JAKARTA, KOMPAS – Komisi Pemilihan Umum membuka peluang untuk memasukkan pemilih khusus yang mengelompok di tempat pemungutan suara dalam jumlah besar ke dalam daftar pemilih tetap Pemilu 2019. Hal ini dilakukan guna menjamin hak konstitusional warga dari kemungkinan tidak bisa menggunakan hak pilihnya karena surat suara tidak mencukupi akibat banyaknya pemilih khusus.
Pemilih khusus merupakan warga yang tidak masuk dalam daftar pemilih tetap hasil perbaikan (DPTHP) tahap kedua, tapi masih bisa menggunakan hak pilihnya di satu jam terakhir menjelang penutupan tempat pemungutan suara (TPS), dengan menunjukkan kartu tanda penduduk elektronik. Namun, mereka hanya bisa menggunakan hak pilihnya sepanjang surat suara masih tersedia. Pemilih dengan kategori ini akan dimasukkan dalam daftar pemilih khusus (DPK). Adapun, pada 15 Desember lalu, KPU sudah menetapkan hasil rekapitulasi nasional DPTHP II Pemilu 2019 berjumlah 192,8 juta jiwa.

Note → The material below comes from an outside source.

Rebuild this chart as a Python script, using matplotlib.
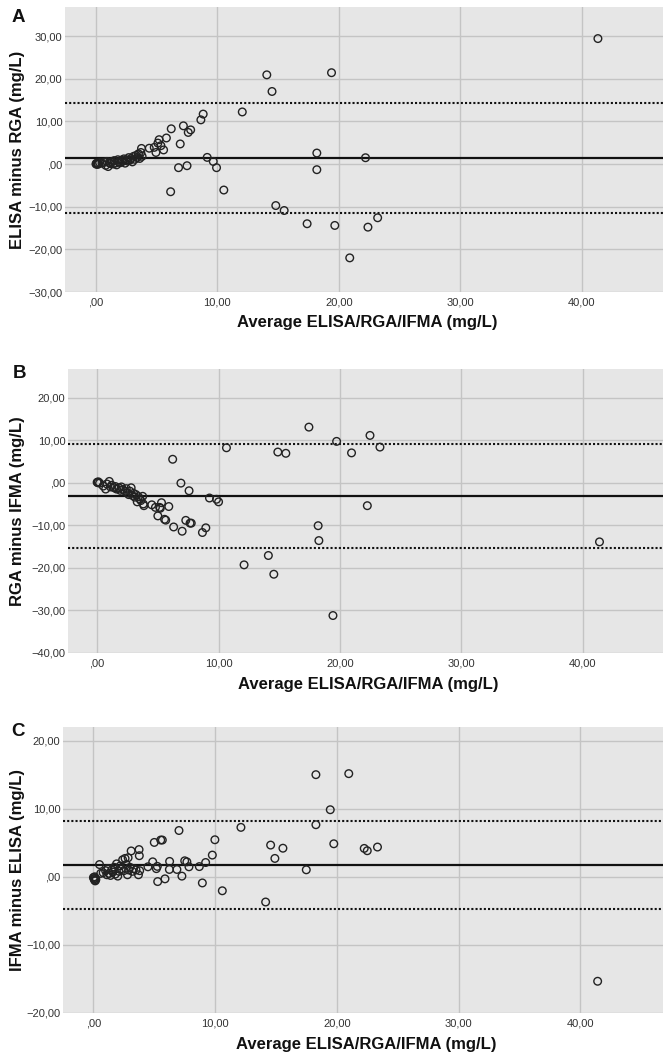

“Pada pemilu sebelumnya, DPK didata di hari pemungutan suara. Sekarang kami percepat. Mulai pekan ini DPK mulai didata oleh jajaran kami di daerah. Masyarakat yang belum masuk DPTHP bisa mendaftar untuk masuk DPK ke jajaran kami di daerah,” kata anggota KPU Viryan Azis di Gedung KPU di Jakarta, Selasa (18/12/2018).
Menurut dia, pada prinsipnya KPU berpegang pada konstitusi untuk melindungi hak pilih masyarakat. Viryan juga menyampaikan saat ini KPU sudah menyusun revisi Peraturan KPU (PKPU) tentang Pendataan Pemilih. Draf PKPU sudah sempat dikonsultasikan ke Komisi II DPR bersama dengan Pemerintah dan Badan Pengawas Pemilu, tetapi masih akan dibahas lebih lanjut dalam forum konsultasi Januari mendatang. Dalam draf PKPU tersebut, KPU memasukkan klausul yang memungkinkan perbaikan DPT dilakukan apabila ada warganegara yang belum terdaftar di DPT dalam jumlah signifikan di TPS, sehingga terancam tak bisa memilih karena tidak mendapat akses surat suara.
Pendataan DPK lebih awal itu bertujuan untuk memetakan persebaran pemilih khusus. Apabila jumlah pemilih khusus dalam DPK masih bisa diakomodasi dengan cadangan surat suara yang mencapai dua persen dari pemilih terdaftar di TPS, maka mereka akan tetap masuk DPK dan menggunakan hak pilihnya di satu jam terakhir jelang penutupan TPS. Sementara itu, mereka yang akhirnya diputuskan masuk daftar pemilih tetap karena jumlahnya signifikan serta juga tidak bisa dijamin hak pilihnya melalui mekanisme redistribusi surat suara dari TPS terdekat, maka ia bisa memilih kapan pun tidak harus menunggu di satu jam terakhir.
Direktur Eksekutif Perkumpulan untuk Pemilu dan Demokrasi (Perludem) Titi Anggraini mengingatkan KPU atas masih adanya potensi warga yang belum masuk DPTHP akibat belum tuntasnya perekaman data KTP-el. Menurut dia, data Kementerian Dalam Negeri menyebut masih ada sekitar 2,6 persen dari penduduk wajib KTP-el yang belum menjalani perekaman data. Menurut Titi, jumlahnya cukup signifikan, bisa mencapai lima juta penduduk. Adapun, KTP-el menjadi basis bagi KPU dalam mendaftar hak pilih warga.
Viryan juga berharap Kementerian Dalam Negeri bisa mempercepat proses perekaman data KTP-el bagi warga yang jumlahnya sekitar dua persen dari jumlah penduduk wajib KTP-el tersebut.